李克強指数、生産者物価指数に見る中国の実態
中国景気は、中国が発表するGDPとはまったく異なり、激しく浮沈を繰り返していると考えています。それが、李克強指数【注】の動きに表れています。
【注】李克強指数:中国の李克強(り こくきょう)首相は、首相になる前の2007年に「中国のGDP統計は信頼できない。鉄道貨物輸送量・銀行融資残高・電力消費の変化を見た方が実態がわかる」と語ったとされる。その話を受け、鉄道貨物輸送量25%、融資残高35%、電力消費40%の構成で作られた指数。中国経済の実態をよく表していると評価されている。
李克強指数の推移:2007年1月~2022年5月
中国政府が発表するGDP成長率とは異なる、中国景気の実態がここから見て取れます。中国景気が以下のように推移してきたことがわかります。
【1】2008年にリーマンショックで悪化
【2】2009年は巨額(4兆元)の公共投資実施で急回復
【3】その後、徐々に景気が減速。
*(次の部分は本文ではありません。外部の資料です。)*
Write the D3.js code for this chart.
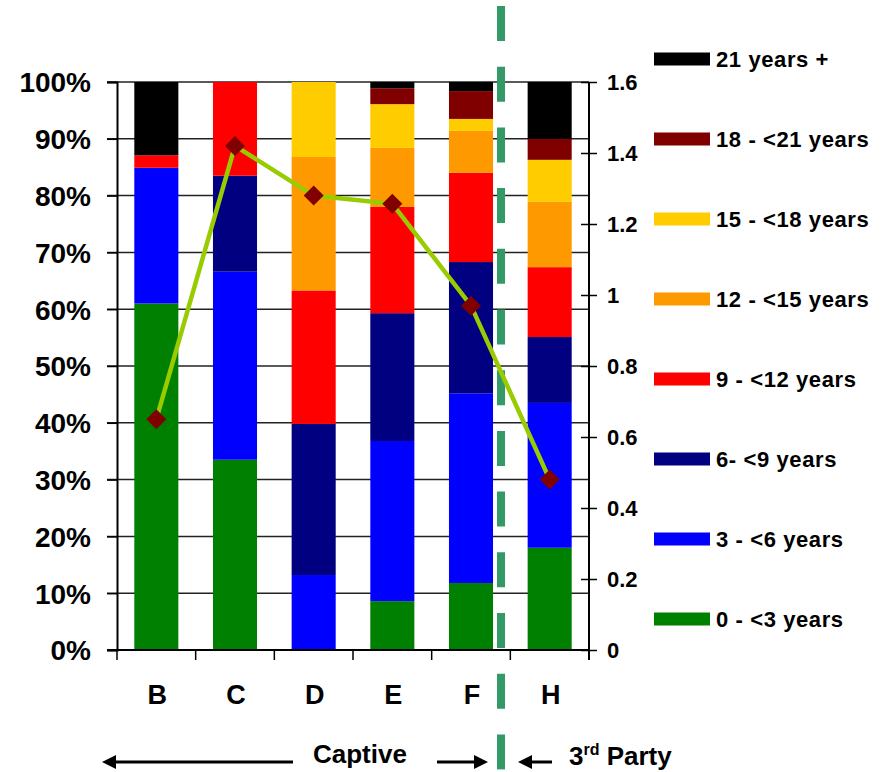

2015年にチャイナショック
【4】2016年以降、景気回復
【5】2018~2019年、米中貿易戦争の影響で景気失速
【6】2020年1-3月期、コロナ危機で大きく落ち込み、ただし4-6月以降急回復
【7】2021年4月以降、景気減速。ゼロコロナ政策による上海ロックダウンでさらに悪化
足元の中国の景気実態が厳しくなっていることは、李克強指数に加え、中国でビジネスを行っている、中国関連株と言われる日本企業の声からもわかります。
ただ、今わかることは、今の実態だけです。先行き、一段と悪化するか、あるいは回復に向かうかは、現時点で判断するのは難しいところです。中国政府がいつまでもゼロコロナに固執し続けるか、あるいは方針転換するかが、大きく影響するからです。
日本株の先行きを考える上で、当面、中国政府がゼロコロナ政策をいつまで続けるのか、目が離せません。これからも定期的に、中国経済の分析をお届けします。